James Siewert and Chris Skotchdopole’s cinematography is a disjointed and creates a hazy state that is reminiscent to just waking up in a strange place and trying to remember where you are. It captures the confusion, yet vague realizations, felt as you slowly regain memories. This gets us into Adam’s head, letting us identify with him more closely than Henry or Polidori; this is ultimately Adam’s story and we are meant to sympathize with his frustration, confusion, and anger at being trapped like a lab rat.
Adam’s emotional impact would be nothing without Alex Breaux’s performance, who plays a man relearning how to a man with such conviction, you’d think Fessenden had truly resurrected a corpse. Breaux captures Adam’s innocence and conveys his sense of wonder that lends itself perfectly to the film’s emotional impact. He and Call have such a devastatingly lovely chemistry, playing a demented father-son duo that slowly dissolves as truths are revealed.
While Depraved is beautifully shot, it jumps quite suddenly from the hazy, dream-like state of the makeshift Brooklyn hipster lab to sudden violence as Adam breaks out onto the New York City streets. The film has two distinct halves that, while mirroring events in Shelley’s novel, are still rather jarring. The second half feels more like a horror movie as blood spatters walls and bodies seem to pile up. Fessenden tries to hold onto the emotional stakes from the first half, but they fade into the background as the violence begins.

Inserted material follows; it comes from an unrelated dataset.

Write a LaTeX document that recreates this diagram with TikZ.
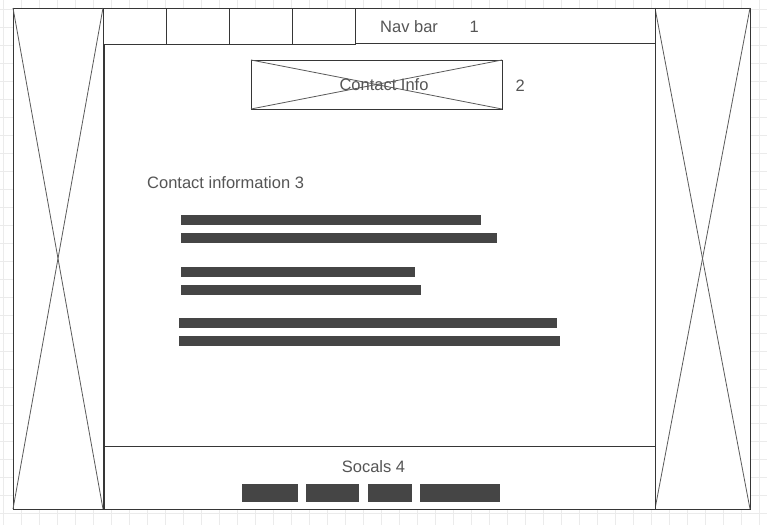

Underneath the violence, this ultimately is a story about the loss of innocence, of Adam slowly realizing that his world of wonder is only contained in a shabby warehouse. He begins to see the selfishness of those around him, and how they could never teach him anything but how to be selfish. Depraved is a horror movie that does not aim to scare; it aims to make you feel some profound sense of loss or even terror at our obsession with ego. From the film’s score to watching Adam regain his memories, this is a film that conveys a constant state of loneliness that doesn’t seem to have a cure. Fessenden’s latest cinematic venture proves that horror can be more than scary; it can encourage us to truly feel something, be that fear or sadness or frustration. It is a genre that forces us to think and Depraved is a prime example. It fits in nicely with other recent releases such as Us that challenge audiences to look past the label of “horror” and delve deeper into ourselves. Frankenstein, and humanity as a whole, has never looked so sad or so lonely than in Depraved.